Quantum Information Ordering and Differential Privacy
This work addresses foundational challenges in quantum privacy for researchers in quantum information theory and differential privacy, providing theoretical tools and bounds that generalize classical results to quantum settings.
The paper tackles the problem of characterizing quantum differential privacy (QDP) by defining an ordering of informativeness between quantum state pairs, showing that dominance in hypothesis testing divergence implies dominance for all f-divergences, and applies this to analyze stability in quantum learning algorithms and derive tight bounds for privatized hypothesis testing and parameter estimation.

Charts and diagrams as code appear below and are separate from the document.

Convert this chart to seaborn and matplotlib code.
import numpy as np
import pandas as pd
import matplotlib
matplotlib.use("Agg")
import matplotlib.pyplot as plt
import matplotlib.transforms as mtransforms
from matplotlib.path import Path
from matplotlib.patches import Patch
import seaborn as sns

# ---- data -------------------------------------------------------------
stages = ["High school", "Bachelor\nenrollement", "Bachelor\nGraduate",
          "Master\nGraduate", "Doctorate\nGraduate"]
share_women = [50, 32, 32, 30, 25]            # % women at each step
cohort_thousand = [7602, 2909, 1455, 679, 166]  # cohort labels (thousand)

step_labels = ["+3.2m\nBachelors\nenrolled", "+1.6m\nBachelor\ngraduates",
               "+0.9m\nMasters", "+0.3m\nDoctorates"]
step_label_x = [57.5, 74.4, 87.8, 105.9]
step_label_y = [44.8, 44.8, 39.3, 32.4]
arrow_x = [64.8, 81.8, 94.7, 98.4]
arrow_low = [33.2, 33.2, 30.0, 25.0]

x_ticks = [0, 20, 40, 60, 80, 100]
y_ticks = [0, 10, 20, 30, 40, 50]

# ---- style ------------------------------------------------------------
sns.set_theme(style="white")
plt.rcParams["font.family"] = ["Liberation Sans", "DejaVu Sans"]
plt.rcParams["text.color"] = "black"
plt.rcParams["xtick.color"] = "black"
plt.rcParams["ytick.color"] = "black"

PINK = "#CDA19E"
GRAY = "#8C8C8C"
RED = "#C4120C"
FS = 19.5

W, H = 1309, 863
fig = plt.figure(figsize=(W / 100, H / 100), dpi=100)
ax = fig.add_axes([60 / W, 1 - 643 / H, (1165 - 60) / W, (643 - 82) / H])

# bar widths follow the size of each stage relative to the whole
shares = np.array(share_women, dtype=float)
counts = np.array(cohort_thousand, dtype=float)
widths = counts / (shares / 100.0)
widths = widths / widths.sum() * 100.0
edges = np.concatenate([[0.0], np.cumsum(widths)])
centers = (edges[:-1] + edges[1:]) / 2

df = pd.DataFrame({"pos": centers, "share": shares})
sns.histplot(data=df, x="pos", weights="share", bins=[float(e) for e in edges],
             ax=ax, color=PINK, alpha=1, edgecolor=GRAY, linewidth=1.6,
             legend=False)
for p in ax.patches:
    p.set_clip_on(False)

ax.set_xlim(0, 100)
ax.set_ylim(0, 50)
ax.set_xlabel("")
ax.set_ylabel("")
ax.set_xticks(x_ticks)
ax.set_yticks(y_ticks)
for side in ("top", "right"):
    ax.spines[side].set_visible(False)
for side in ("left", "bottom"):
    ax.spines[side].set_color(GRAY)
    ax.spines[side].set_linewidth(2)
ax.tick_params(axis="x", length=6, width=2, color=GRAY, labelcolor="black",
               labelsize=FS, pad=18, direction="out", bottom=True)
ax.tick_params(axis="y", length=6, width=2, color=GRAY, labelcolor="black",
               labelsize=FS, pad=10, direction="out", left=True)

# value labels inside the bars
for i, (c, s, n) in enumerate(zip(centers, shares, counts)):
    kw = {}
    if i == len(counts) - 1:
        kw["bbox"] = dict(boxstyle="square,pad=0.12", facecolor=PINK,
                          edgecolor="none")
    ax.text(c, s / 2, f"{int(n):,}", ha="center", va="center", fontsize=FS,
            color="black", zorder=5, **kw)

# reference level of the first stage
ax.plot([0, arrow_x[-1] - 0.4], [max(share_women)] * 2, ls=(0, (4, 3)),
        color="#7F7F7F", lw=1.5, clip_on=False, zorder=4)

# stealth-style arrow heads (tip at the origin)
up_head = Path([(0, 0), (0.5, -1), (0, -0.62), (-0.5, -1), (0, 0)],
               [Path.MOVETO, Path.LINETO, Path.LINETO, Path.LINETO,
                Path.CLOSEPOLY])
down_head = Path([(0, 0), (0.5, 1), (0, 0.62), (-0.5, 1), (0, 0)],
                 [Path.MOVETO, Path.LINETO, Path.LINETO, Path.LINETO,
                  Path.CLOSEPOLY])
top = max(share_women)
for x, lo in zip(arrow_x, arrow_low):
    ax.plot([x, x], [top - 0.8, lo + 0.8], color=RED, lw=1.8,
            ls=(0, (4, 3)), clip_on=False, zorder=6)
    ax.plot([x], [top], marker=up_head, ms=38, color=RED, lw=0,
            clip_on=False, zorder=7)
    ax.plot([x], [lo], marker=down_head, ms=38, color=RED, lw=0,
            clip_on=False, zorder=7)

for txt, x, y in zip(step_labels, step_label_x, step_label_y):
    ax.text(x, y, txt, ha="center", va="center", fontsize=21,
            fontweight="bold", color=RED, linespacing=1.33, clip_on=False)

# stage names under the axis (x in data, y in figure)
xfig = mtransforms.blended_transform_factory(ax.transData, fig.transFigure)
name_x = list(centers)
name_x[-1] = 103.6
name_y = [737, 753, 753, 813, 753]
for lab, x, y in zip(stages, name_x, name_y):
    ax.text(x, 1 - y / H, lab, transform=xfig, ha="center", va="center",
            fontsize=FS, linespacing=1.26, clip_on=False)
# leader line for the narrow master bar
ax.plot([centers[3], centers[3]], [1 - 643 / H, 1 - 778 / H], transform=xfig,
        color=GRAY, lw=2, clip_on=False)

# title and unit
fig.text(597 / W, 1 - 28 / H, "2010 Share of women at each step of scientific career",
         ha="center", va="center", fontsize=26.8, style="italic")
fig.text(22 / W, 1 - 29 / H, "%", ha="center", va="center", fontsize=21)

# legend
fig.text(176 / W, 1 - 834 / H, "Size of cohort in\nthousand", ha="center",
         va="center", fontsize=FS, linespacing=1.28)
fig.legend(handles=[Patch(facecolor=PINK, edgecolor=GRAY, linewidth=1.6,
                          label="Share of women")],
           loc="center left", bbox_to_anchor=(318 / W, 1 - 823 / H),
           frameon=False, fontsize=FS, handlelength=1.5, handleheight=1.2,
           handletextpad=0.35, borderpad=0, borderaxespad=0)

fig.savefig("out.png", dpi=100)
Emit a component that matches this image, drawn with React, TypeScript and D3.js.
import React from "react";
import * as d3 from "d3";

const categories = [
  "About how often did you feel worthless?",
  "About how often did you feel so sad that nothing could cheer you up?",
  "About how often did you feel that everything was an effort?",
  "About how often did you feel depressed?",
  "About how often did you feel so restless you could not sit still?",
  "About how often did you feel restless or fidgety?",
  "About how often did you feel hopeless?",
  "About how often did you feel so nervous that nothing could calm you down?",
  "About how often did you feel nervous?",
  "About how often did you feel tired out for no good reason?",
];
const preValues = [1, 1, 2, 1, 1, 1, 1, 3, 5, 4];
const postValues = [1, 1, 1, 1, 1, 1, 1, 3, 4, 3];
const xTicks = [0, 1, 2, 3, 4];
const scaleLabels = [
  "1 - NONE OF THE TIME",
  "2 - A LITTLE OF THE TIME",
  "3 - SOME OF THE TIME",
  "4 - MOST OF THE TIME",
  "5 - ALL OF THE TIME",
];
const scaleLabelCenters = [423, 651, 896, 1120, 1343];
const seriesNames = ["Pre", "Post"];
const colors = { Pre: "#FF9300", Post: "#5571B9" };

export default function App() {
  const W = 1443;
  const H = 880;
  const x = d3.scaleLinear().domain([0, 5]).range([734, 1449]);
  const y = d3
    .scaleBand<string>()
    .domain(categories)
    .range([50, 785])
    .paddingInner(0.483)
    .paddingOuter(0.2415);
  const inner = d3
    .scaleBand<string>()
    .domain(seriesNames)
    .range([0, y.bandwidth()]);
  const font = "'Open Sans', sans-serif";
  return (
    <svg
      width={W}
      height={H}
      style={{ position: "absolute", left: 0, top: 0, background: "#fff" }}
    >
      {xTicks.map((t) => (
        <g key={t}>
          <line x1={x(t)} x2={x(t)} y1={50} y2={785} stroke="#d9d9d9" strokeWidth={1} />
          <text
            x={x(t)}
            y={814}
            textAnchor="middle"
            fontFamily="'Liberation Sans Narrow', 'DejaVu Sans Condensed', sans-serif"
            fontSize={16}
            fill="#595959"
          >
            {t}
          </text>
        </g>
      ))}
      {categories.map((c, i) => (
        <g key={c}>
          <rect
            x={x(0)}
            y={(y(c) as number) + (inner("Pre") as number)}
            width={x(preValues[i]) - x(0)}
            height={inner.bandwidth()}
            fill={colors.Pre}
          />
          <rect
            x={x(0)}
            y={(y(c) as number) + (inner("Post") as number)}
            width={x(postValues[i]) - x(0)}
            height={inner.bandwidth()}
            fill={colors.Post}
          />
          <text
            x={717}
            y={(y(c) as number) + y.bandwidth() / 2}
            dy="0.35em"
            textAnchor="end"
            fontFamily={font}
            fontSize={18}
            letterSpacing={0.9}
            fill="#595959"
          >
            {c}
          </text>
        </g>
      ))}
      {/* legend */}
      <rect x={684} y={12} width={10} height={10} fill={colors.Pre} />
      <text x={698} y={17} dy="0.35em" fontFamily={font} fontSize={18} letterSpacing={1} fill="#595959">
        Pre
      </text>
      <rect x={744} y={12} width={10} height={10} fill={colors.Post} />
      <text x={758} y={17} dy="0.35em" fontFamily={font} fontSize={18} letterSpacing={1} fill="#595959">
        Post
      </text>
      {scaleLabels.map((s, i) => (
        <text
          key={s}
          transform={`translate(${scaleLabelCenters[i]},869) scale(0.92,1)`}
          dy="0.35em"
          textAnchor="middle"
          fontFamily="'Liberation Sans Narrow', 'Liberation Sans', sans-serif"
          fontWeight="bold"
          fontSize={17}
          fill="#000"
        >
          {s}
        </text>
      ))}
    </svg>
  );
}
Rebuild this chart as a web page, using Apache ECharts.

We study quantum differential privacy (QDP) by defining a notion of the order of informativeness between two pairs of quantum states. In particular, we show that if the hypothesis testing divergence of the one pair dominates over that of the other pair, then this dominance holds for every $f$-divergence. This approach completely characterizes $(\varepsilon,δ)$-QDP mechanisms by identifying the most informative $(\varepsilon,δ)$-DP quantum state pairs. We apply this to analyze the stability of quantum differentially private learning algorithms, generalizing classical results to the case $δ>0$. Additionally, we study precise limits for privatized hypothesis testing and privatized quantum parameter estimation, including tight upper-bounds on the quantum Fisher information under QDP. Finally, we establish near-optimal contraction bounds for differentially private quantum channels with respect to the hockey-stick divergence.